__What is expected__.
Take the lines of the data below from the very first through the line containing "680, 690, 700]" and output them exactly, pictures excluded.

>> Start Dataset extract

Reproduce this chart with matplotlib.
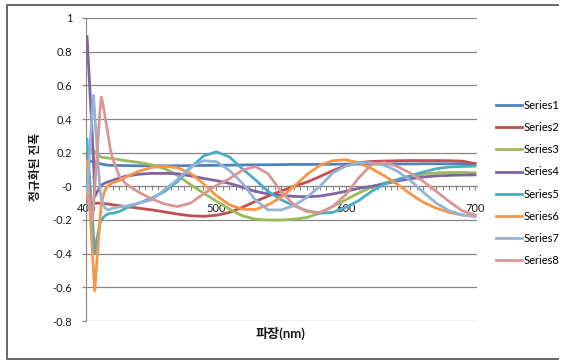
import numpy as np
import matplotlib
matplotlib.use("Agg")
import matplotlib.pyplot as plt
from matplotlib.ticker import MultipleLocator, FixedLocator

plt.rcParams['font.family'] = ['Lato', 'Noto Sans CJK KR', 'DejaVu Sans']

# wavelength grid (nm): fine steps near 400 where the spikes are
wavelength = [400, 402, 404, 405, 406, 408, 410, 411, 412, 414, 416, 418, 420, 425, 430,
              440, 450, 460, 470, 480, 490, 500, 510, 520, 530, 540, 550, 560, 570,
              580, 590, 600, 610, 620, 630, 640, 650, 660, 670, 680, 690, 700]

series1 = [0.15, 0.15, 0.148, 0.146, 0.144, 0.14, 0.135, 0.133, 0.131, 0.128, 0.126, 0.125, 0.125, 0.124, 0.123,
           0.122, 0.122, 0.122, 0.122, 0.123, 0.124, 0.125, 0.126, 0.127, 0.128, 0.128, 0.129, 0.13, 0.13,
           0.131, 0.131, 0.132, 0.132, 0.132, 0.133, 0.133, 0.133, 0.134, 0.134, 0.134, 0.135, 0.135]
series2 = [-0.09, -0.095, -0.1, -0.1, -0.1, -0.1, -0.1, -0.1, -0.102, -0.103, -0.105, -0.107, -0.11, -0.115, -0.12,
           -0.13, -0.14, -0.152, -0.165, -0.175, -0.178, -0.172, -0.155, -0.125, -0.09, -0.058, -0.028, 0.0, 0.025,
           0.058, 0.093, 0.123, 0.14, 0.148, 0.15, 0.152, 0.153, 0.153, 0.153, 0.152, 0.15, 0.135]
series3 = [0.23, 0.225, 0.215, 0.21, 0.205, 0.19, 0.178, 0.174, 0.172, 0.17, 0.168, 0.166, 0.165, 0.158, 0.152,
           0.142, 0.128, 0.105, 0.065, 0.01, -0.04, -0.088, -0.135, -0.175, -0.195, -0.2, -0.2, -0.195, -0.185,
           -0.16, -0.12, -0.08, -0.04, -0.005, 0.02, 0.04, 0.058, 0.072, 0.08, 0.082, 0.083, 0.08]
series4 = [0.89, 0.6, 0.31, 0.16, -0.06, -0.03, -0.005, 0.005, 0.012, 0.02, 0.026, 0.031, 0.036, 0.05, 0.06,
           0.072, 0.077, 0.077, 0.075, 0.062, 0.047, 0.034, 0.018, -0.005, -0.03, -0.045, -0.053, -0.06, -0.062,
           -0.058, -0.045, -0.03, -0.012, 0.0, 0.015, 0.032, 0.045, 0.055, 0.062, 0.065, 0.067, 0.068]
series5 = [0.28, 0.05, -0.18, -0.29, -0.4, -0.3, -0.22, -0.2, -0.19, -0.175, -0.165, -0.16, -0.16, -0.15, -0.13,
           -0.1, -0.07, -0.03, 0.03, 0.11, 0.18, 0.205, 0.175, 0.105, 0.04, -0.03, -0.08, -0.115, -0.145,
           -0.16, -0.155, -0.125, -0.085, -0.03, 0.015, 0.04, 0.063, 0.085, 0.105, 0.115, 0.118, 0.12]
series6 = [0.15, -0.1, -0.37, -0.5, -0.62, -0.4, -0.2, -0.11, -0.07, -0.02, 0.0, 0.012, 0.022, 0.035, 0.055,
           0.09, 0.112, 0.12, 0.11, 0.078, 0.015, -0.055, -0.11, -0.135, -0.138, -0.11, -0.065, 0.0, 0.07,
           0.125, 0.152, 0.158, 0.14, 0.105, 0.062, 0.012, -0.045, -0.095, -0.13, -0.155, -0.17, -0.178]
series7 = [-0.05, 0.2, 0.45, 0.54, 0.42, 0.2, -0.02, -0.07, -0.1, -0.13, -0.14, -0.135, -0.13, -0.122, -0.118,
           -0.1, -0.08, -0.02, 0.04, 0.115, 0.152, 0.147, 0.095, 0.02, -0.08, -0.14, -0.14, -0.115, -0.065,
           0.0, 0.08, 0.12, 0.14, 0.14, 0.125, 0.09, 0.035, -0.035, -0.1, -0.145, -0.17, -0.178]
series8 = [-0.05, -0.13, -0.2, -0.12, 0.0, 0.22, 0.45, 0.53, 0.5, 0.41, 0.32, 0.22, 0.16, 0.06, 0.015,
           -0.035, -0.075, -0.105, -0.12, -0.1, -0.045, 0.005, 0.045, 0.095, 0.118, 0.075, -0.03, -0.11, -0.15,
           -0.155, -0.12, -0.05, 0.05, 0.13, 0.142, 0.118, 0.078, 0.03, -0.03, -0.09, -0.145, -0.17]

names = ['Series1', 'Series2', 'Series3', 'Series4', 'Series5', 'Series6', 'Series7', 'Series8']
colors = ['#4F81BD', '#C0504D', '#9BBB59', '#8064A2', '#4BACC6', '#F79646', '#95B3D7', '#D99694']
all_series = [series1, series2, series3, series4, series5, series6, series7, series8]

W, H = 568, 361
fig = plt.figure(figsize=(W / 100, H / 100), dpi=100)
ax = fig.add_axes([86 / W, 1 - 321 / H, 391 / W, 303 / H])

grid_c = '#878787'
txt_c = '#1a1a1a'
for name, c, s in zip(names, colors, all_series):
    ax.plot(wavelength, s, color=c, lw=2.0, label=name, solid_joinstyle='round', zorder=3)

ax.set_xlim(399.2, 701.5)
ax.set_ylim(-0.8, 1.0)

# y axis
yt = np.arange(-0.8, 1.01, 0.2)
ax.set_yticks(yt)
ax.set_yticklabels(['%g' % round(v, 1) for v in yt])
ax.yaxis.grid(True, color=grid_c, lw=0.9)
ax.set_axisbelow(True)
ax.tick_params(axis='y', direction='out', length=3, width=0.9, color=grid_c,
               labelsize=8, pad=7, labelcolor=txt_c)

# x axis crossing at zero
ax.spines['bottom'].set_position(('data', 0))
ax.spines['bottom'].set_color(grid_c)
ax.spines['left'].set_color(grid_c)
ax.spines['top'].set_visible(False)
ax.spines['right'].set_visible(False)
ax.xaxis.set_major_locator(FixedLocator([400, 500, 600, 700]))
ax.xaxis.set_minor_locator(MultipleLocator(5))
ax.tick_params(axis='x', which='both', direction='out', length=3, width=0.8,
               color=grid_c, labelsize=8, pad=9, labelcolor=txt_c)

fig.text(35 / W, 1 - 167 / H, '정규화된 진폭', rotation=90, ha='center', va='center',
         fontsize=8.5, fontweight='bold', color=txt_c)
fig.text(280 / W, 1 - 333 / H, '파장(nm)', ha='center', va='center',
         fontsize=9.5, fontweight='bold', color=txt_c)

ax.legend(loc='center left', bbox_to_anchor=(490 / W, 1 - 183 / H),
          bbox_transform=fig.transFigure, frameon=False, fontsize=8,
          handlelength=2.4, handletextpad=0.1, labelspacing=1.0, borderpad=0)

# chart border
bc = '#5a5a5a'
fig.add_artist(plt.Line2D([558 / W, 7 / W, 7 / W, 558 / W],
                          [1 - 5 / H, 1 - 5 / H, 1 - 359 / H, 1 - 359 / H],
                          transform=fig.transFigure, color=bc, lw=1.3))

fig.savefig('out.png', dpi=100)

>> End Dataset extract

__Final result__.
Reproduce this chart with matplotlib.
import numpy as np
import matplotlib
matplotlib.use("Agg")
import matplotlib.pyplot as plt
from matplotlib.ticker import MultipleLocator, FixedLocator

plt.rcParams['font.family'] = ['Lato', 'Noto Sans CJK KR', 'DejaVu Sans']

# wavelength grid (nm): fine steps near 400 where the spikes are
wavelength = [400, 402, 404, 405, 406, 408, 410, 411, 412, 414, 416, 418, 420, 425, 430,
              440, 450, 460, 470, 480, 490, 500, 510, 520, 530, 540, 550, 560, 570,
              580, 590, 600, 610, 620, 630, 640, 650, 660, 670, 680, 690, 700]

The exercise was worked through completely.